Recensione – C’è del metodo in questa follia, anzi del genio. Sì perché ci vuole un’intelligenza luminosa per immaginare e realizzare un meccanismo a orologeria come quello che la Compagnie des Brigands ha portato a Venezia (teatro Malibran), grazie al sodalizio tra Teatro La Fenice e Palazzetto Bru Zane.
Si parla di Les Chevaliers de la Table Ronde, operetta di Hervé – a rigore opéra bouffe – che fa il verso all’arme, gli amori, le cortesie e le audaci imprese di un manipolo di eroi dell’epica cavalleresca. Soprattutto agli amori in realtà, vero motore della vicenda, poiché tutto il resto rimane sullo sfondo a sollecitare la corda della comicità.
Spettacolo geniale si diceva, di quelli permeati da coerenza e fantasia straordinarie, dove ogni gesto è studiato in funzione del teatro.
Se c’è qualcuno che, in un contesto ove tutto funziona alla perfezione, ha un merito in più degli altri, questi è il regista Pierre-André Weitz: due ore filate di spettacolo, senza intervalli e senza noia, ricche di idee, spunti, sorprese e divertimento. Ogni numero è brillantemente congegnato, il lavoro sugli attori (grazie anche alla complicità di Iris Florentin e Yacnoy Abreu Alfonso) è incredibile: movenze, mimica, vezzi, niente è lasciato al caso, nemmeno la dizione o le cadenze dialettali (irresistibile l’Orlando-bulletto-di-periferia). Non meno esaltante la caratterizzazione di ogni personaggio. Così la strega Melusina diventa una maitresse sadomaso che ricorda vagamente Frank-N-Furter, la Duchesse Totoche una tardona che divide le giornate tra shopping e pruriti extraconiugali. Angelica ha più della sorellastra bruttina che della principessa, Merlino è più ciarlatano che mago. Impagabile poi il Rodomont del bravissimo Damien Bigourdan, vera e propria maschera della commedia velata di ironica malinconia che richiama, nemmeno troppo velatamente, il Charlot di Chaplin.
Scene e costumi dello stesso Weitz e il disegno luci di Bertrand Killy concorrono alla riuscita del tutto.
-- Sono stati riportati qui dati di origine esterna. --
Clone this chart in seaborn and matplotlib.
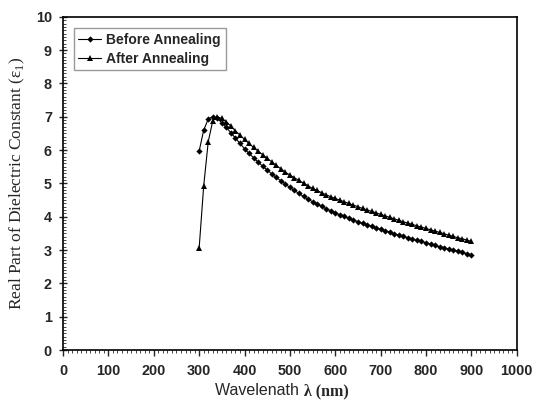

Difficile trovare un solo elemento del cast che sia men che entusiasmante. Gli artisti in gioco sono bravi cantanti, eccellenti attori ma anche ballerini, mimi, acrobati, tutto ad alti livelli. Sarebbe inutile e sciocco soffermarsi sulla prova di uno anziché dell’altro o ponderare al grammo qualità e debolezze vocali del singolo. Questi Chevaliers sono uno di quei casi benedetti in cui la somma delle individualità viene doppiata, se non triplicata, dal collettivo e dove persino i difetti riescono a sembrare pregi irrinunciabili.
Christophe Grapperon poi sa sollecitare i pochi strumentisti dell’orchestrina Les Brigands a trovare una brillantezza di colori, ritmi e dinamiche tale da soddisfare al contempo le ragioni del teatro e quelle della musica.
Trionfo per tutta la compagnia, meritatissimo.